### [Aim of the exercise]
The exercise asks you to copy every line below in which "this" appears.

### [Data entries]
>>>
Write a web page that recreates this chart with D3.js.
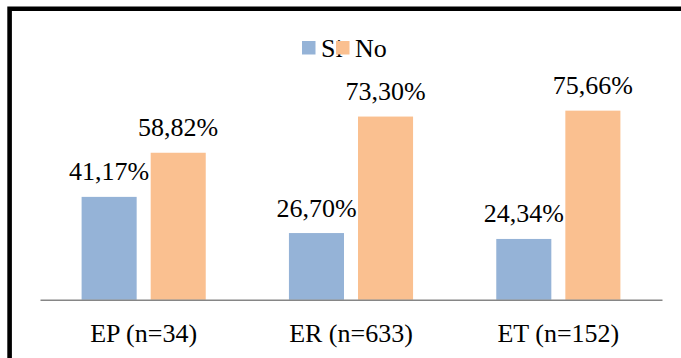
<<<
>>>
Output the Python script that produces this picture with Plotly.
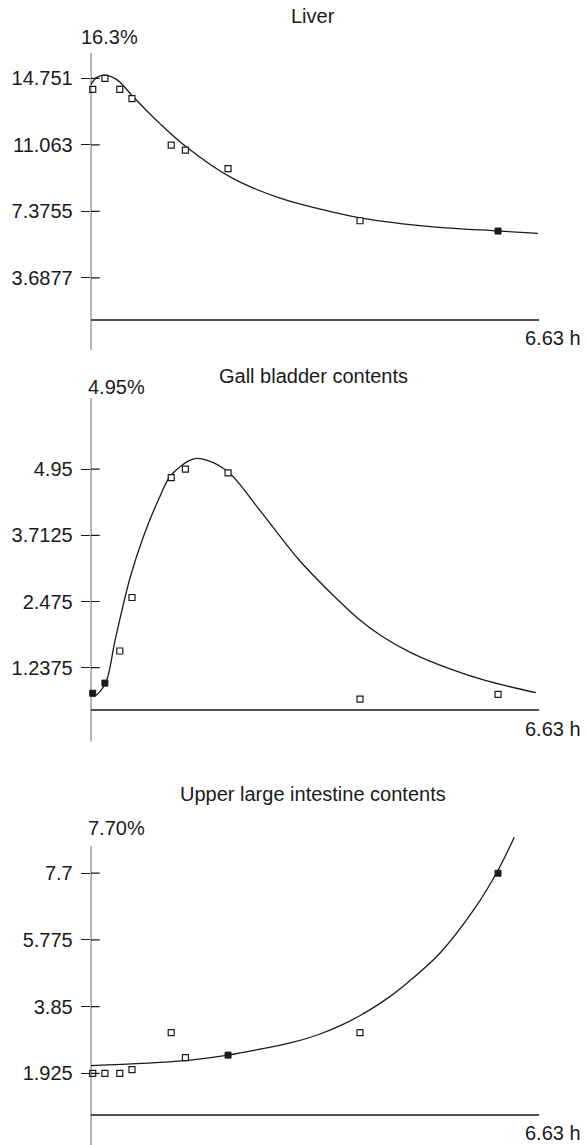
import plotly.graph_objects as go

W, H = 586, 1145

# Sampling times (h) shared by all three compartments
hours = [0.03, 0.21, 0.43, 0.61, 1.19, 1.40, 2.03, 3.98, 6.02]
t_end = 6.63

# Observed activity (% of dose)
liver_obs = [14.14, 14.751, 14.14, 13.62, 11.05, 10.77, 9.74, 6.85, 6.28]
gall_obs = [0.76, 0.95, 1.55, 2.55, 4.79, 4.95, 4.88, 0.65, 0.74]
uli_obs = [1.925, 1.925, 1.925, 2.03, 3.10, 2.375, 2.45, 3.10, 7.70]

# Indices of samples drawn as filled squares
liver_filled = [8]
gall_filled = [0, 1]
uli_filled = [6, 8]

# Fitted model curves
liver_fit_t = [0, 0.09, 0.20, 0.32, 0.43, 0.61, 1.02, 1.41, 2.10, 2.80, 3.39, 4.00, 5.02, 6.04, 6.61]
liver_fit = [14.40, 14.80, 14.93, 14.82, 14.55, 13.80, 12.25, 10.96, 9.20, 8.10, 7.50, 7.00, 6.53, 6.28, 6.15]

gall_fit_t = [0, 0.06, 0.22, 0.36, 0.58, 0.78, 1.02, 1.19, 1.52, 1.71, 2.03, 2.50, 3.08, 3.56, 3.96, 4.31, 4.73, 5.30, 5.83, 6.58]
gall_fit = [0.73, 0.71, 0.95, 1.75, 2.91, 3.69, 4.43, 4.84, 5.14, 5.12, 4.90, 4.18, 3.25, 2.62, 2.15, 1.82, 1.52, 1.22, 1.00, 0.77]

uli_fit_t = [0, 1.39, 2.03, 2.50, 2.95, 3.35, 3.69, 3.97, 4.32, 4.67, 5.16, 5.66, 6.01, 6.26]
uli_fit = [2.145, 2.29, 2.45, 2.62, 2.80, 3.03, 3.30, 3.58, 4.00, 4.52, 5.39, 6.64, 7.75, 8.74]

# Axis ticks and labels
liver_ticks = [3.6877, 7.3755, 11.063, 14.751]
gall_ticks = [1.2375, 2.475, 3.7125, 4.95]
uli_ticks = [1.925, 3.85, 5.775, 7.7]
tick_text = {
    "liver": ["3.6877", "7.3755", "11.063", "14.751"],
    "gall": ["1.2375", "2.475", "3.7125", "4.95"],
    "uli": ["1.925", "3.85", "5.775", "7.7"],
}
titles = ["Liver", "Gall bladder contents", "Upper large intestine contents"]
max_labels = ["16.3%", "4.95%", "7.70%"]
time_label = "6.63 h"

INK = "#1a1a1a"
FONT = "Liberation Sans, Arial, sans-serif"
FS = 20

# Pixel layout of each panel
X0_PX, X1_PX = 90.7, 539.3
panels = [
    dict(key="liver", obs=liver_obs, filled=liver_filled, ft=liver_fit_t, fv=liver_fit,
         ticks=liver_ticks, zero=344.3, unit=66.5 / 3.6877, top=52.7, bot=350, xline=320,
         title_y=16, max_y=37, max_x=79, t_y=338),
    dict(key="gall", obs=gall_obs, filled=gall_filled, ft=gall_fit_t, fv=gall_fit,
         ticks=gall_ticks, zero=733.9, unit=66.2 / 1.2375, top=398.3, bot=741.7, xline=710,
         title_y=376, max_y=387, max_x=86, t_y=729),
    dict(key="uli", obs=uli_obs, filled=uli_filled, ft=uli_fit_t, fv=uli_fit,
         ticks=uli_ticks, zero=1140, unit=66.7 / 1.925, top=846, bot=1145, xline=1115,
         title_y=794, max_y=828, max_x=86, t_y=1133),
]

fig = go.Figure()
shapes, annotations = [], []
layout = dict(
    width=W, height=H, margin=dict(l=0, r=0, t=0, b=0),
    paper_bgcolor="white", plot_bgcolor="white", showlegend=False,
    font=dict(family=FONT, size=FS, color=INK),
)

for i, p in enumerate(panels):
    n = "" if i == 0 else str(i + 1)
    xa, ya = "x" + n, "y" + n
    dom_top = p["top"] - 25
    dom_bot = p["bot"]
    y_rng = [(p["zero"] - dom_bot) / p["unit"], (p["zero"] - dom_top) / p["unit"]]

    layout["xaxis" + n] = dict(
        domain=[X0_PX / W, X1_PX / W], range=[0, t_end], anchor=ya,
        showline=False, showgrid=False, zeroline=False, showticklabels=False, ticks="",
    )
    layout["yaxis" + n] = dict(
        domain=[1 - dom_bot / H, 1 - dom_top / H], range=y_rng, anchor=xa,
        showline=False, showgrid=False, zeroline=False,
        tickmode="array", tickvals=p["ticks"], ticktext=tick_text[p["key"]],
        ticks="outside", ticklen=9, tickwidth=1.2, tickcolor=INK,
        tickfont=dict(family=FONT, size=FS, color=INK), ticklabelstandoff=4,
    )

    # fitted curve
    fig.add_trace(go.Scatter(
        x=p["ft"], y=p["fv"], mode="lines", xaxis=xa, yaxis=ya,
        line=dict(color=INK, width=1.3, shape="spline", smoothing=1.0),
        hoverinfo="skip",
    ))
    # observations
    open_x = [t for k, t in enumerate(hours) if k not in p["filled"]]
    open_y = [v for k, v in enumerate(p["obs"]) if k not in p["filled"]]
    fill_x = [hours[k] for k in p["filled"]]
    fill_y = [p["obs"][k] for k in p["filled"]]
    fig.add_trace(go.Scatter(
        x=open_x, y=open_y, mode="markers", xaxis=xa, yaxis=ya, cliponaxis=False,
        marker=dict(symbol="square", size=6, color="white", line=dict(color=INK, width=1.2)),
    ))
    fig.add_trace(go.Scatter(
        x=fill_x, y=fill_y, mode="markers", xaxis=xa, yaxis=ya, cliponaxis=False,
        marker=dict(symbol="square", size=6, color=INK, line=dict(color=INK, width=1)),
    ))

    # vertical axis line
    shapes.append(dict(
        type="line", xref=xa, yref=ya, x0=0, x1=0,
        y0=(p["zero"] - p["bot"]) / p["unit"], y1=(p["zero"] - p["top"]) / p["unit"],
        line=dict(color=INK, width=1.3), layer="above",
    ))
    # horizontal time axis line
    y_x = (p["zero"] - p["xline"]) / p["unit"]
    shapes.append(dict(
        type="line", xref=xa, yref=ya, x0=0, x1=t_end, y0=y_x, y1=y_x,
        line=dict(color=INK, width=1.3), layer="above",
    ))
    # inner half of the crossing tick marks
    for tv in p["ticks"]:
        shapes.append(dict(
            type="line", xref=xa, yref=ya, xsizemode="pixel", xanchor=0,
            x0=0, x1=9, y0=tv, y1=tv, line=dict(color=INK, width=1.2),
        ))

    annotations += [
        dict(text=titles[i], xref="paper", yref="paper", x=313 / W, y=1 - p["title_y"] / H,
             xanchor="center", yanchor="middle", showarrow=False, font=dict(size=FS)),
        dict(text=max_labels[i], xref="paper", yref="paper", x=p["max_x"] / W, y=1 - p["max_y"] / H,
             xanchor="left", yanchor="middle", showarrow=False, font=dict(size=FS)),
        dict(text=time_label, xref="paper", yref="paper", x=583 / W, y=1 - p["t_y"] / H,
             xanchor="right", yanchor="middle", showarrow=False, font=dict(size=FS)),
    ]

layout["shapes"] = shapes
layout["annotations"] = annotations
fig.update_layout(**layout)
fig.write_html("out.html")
<<<
### [Reply to the exercise]
Write a web page that recreates this chart with D3.js.
Output the Python script that produces this picture with Plotly.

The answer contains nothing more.